The last vestiges of comfort are gone shortly after dawn, with the sun still low in the sky. By the time the first session begins, the suffusing heat and humidity which would mark the day are already rapidly climbing. Georgia in July is hot. It's surely not a day to worry about getting heat into your tires.
Nor is it a day on which one expects to crash.
But something is amiss. As I pull into the pits 20 minutes later I'm still trying to figure out what it is. It's not the bike, which seems reasonably sorted. Nor is it the track-the circuit here at Road Atlanta is providing the sterling grip that it usually does. But still, something doesn't feel quite right. I don't have that dialed-in feeling that I usually expect.
I shrug it off, chalking it up to first-session jitters.

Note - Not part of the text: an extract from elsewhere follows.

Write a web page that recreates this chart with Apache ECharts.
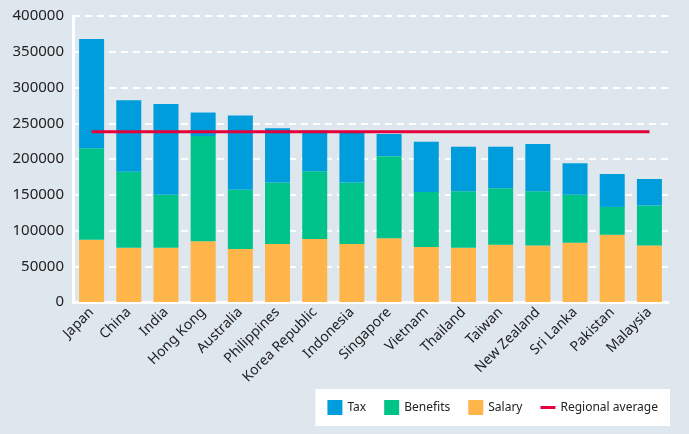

But then the second session is the same. I feel a general sense of lethargy, a torpor which is reflected in my riding.
Heading out for my third session, my mind shoves aside the frustration and abides a moment of gladness at being here, with two full days of track time in front of me. Up the hill out of turn one, I drag my attention back to the task at hand. I'm still building speed out of the pits, searching for that synched-up feeling for pace that frames a day at the track.
I know I should give my tires a couple of laps. But as I start down the long, storied, back-straight I can already feel the exuberance building. A half-minute later I steal a quick glance at the concrete wall as I sweep past the pits. A voice in the back of my mind whispers a caution as I head into my first flying lap. But that voice is already being drowned out by a sudden determination to push through my morning disquiet and get to the crisp, fast laps that I came here for.
Slicing through turn two, I hold to that moment of restraint necessary before heading into the decreasing-radius turn three. Perfect. It sets me up for a clean entrance into the downhill esses. I nod in satisfaction as I head into those.
Pressing now, hard into the right-hander, I add a couple clicks of throttle. Although my boots are as high and tight on the footpegs as I can get them, my toe slider is nevertheless down on the pavement and my mind, in a curious bit of worry, imagines the tiny strands of plastic trailing off behind me. I wonder how long the sliders will last. I didn't bring a spare pair.
And then, in the flash of an instant, I'm down.
I'm awed by the violence. There is a cacophony of formless shape and color exploding through my field of vision and I realize that I'm tumbling, not sliding. There's a surreal sense of disbelief, a voice saying this can't be happening. But the sudden headache from where my helmet smacked down and the sharp pain from my right ankle tell me otherwise. I wonder how bad this will end up being.
As I finally come to rest against the tire wall across the grass outfield there's a quick sense of relief-a lot of things hurt, but everything more or less seems to work. Slowly sitting up, my thoughts begin to congeal around a single question.
"What the hell happened?"
Crashing a motorcycle sucks. It is as stark a reminder as our sport has that we screwed up. The only good that can ever come from it is...a lesson. A lesson in what not to do again.
Riders crash for all sorts of reasons. With newcomers to the sport it's often simple inexperience that brings them to grief. They already have a built-in tendency to concentrate too much on the machine-to stare at the instruments and to over think what they are doing. They use an inordinate amount of their attention focusing on the bike rather than the environment. Combine that with the peer pressure that often comes with riding with buddies who may have more experience, and it's no surprise that new riders often fall down-with reasons that are usually obvious.